IN RECENT weeks, the McCarthy sisters, resplendent in brightly coloured blouses, have become a frequent sight outside the Royal Courts of Justice as the eviction battle between the travellers and Basildon Borough Council ground on relentlessly.
Yesterday, Kathleen McCarthy came on her own, dressed in a black shawl.
Even before Lord Justice Sullivan gave his final ruling before 5pm it was clear to all in the crowded court-room that the Travellers’ case was lost.
The words finally came, as the bespectacled Lord Justice Sullivan said: “I refuse permission to appeal and I refuse permission for a stay”.
Outside the court-building a few minutes later, Ms MCarthy accused the judge of being prejudiced and insisted that the bailiffs would be resisted once they try to enter the camp: “We’re going nowhere,” she declared. “We’ve been left with no choice – we really have nowhere else to go. Do you think we’d put ourselves through this if we did?
“The law is prejudiced against Travellers. We were told 15 years ago to get off the road and buy our own land.
“Now they are forcing us and our kids out on to the road again. The barricades are all that stand between us and homelessness now. Living on the road was all right when I was a kid, but it isn’t safe for anyone now,” she said.
During the earlier rounds in the court battle, Basildon council’s chairman Tony Ball was always in attendance, visibly becoming frustrated as the Travellers’ lawyers expounded new arguments in the challenge.
Yesterday, he did not turn up, clearly feeling the end was in prospect.
Instead, he issued a statement within minutes of the judge’s ruling, appealing to the Travellers to leave Dale Farm quietly and peacefully.
“I also made it clear that the so-called supporters should also pack up their belongings and leave the site. If they have the Travellers’ best interest at heart they will either leave the area now or confine their activities to helping the travellers to leave over the coming days,” he said.

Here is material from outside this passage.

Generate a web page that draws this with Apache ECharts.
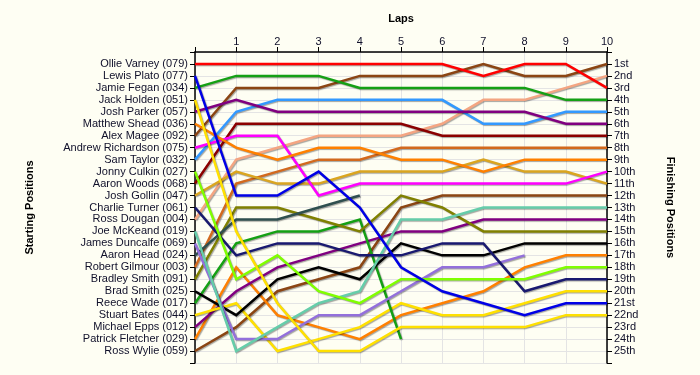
<!DOCTYPE html>
<html>
<head>
<meta charset="utf-8">
<script src="https://cdn.jsdelivr.net/npm/echarts@6/dist/echarts.min.js"></script>
<style>
html,body{margin:0;padding:0;background:#FEFEF3;}
#chart{width:700px;height:375px;}
</style>
</head>
<body>
<div id="chart"></div>
<script>
// ---- data ----
const laps = [0,1,2,3,4,5,6,7,8,9,10];
const drivers = [
  'Ollie Varney (079)','Lewis Plato (077)','Jamie Fegan (034)','Jack Holden (051)',
  'Josh Parker (057)','Matthew Shead (036)','Alex Magee (092)','Andrew Richardson (075)',
  'Sam Taylor (032)','Jonny Culkin (027)','Aaron Woods (068)','Josh Gollin (047)',
  'Charlie Turner (061)','Ross Dougan (004)','Joe McKeand (019)','James Duncalfe (069)',
  'Aaron Head (024)','Robert Gilmour (003)','Bradley Smith (091)','Brad Smith (025)',
  'Reece Wade (017)','Stuart Bates (044)','Michael Epps (012)','Patrick Fletcher (029)',
  'Ross Wylie (059)'
];
const finishLabels = ['1st','2nd','3rd','4th','5th','6th','7th','8th','9th','10th','11th','12th',
  '13th','14th','15th','16th','17th','18th','19th','20th','21st','22nd','23rd','24th','25th'];

// position at each lap (lap 0 = start); shorter arrays = retired
const varney     = [1,1,1,1,1,1,1,2,1,1,3];
const plato      = [2,12,12,10,13,18,20,21,22,21,21];
const fegan      = [3,2,2,2,3,3,3,3,3,4,4];
const holden     = [4,15,21,25,25,23,23,23,23,22,22];
const parker     = [5,4,5,5,5,5,5,5,5,6,6];
const shead      = [6,8,9,8,8,9,9,10,9,9,9];
const magee      = [7,3,3,3,2,2,2,1,2,2,1];
const richardson = [8,7,7,12,11,11,11,11,11,11,10];
const taylor     = [9,5,4,4,4,4,4,6,6,5,5];
const culkin     = [10,19,17,20,21,19,19,19,19,18,18];
const woods      = [11,6,6,6,6,6,7,7,7,7,7];
const gollin     = [12,10,11,11,10,10,10,9,10,10,11];
const turner     = [13,17,16,16,17,17,16,16,20,19,19];
const dougan     = [14,9,8,7,7,7,6,4,4,3,2];
const mckeand    = [15,25,23,21,20,14,14,13,13,13,13];
const duncalfe   = [16,24,24,22,22,20,18,18,17];
const head       = [17,14,14,13,12];
const gilmour    = [18,11,10,9,9,8,8,8,8,8,8];
const bsmith     = [19,13,13,14,15,12,13,15,15,15,15];
const bradsmith  = [20,22,19,18,19,16,17,17,16,16,16];
const wade       = [21,16,15,15,14,24];
const bates      = [22,21,25,24,23,21,22,22,21,20,20];
const epps       = [23,20,18,17,16,15,15,14,14,14,14];
const fletcher   = [24,18,22,23,24,22,21,20,18,17,17];
const wylie      = [25,23,20,19,18,13,12,12,12,12,12];

const allPositions = [varney,plato,fegan,holden,parker,shead,magee,richardson,taylor,culkin,
  woods,gollin,turner,dougan,mckeand,duncalfe,head,gilmour,bsmith,bradsmith,wade,bates,epps,
  fletcher,wylie];

// ---- styles ----
const colors = ['#FF0000','#0000E6','#14A014','#FFE000','#800080','#FF8000','#8B4513','#FF00FF',
  '#3399FF','#80FF00','#8B0000','#DAA520','#191970','#F4A582','#66CDAA','#9370DB','#2F4F4F',
  '#D2691E','#808000','#000000','#14A014','#FFE000','#800080','#FF8000','#8B4513'];

const labelFont = {fontFamily:'Liberation Sans, Arial, sans-serif', fontSize:11, color:'#10102a'};
const nameFont = {fontFamily:'Liberation Sans, Arial, sans-serif', fontSize:11, fontWeight:'bold', color:'#000'};

const series = allPositions.map((pos, i) => ({
  type:'line',
  name: drivers[i],
  data: pos.map((p, k) => [laps[k], p]),
  showSymbol:false,
  symbol:'none',
  z: 30 - i,
  lineStyle:{
    color: colors[i], width:2.5, join:'miter',
    shadowColor:'rgba(0,0,0,0.35)', shadowOffsetX:1, shadowOffsetY:1, shadowBlur:1
  },
  emphasis:{disabled:true},
  animation:false
}));

const chart = echarts.init(document.getElementById('chart'), null, {renderer:'canvas'});
chart.setOption({
  backgroundColor:'#FEFEF3',
  animation:false,
  grid:{left:195, right:93, top:52, bottom:12, containLabel:false},
  xAxis:{
    type:'value', position:'top', min:0, max:10, interval:1,
    name:'Laps', nameLocation:'middle', nameGap:28, nameTextStyle:nameFont,
    axisLine:{show:true, lineStyle:{color:'#000', width:1.5}},
    axisTick:{show:true, length:5, lineStyle:{color:'#000'}},
    axisLabel:{...labelFont, margin:5, formatter: v => v === 0 ? '' : String(v)},
    splitLine:{show:true, lineStyle:{color:'#E4E4E4', width:1}}
  },
  yAxis:[
    {
      type:'value', position:'left', inverse:true, min:0, max:26, interval:1,
      name:'Starting Positions', nameLocation:'middle', nameRotate:90, nameGap:160,
      nameTextStyle:nameFont,
      axisLine:{show:true, onZero:false, lineStyle:{color:'#000', width:1.5}},
      axisTick:{show:true, length:5, lineStyle:{color:'#000'}},
      axisLabel:{...labelFont, margin:7, formatter: v => (v>=1 && v<=drivers.length) ? drivers[v-1] : ''},
      splitLine:{show:true, lineStyle:{color:'#E4E4E4', width:1}}
    },
    {
      type:'value', position:'right', inverse:true, min:0, max:26, interval:1,
      name:'Finishing Positions', nameLocation:'middle', nameRotate:-90, nameGap:58,
      nameTextStyle:nameFont,
      axisLine:{show:true, onZero:false, lineStyle:{color:'#000', width:1.5}},
      axisTick:{show:true, length:5, lineStyle:{color:'#000'}},
      axisLabel:{...labelFont, margin:7, formatter: v => (v>=1 && v<=finishLabels.length) ? finishLabels[v-1] : ''},
      splitLine:{show:false}
    }
  ],
  series: series
});
</script>
</body>
</html>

However, neither the Travellers, nor the protesters appear to be listening.
Ms McCarthy encouraged “anyone listening to me on radio, or watching me on TV who agrees with us to come to Dale Farm and help”.
If the Travellers are angry, local residents in the area are pleased.
One of them, Mike Beiley, who was in court yesterday said: “It was a predictable result, but one that was a long time in coming.
“But it was decisive and I am glad that it was, and it has partly restored my faith in the British judiciary. If the Travellers now break the law then they will, I hope, suffer the consequences of doing that.”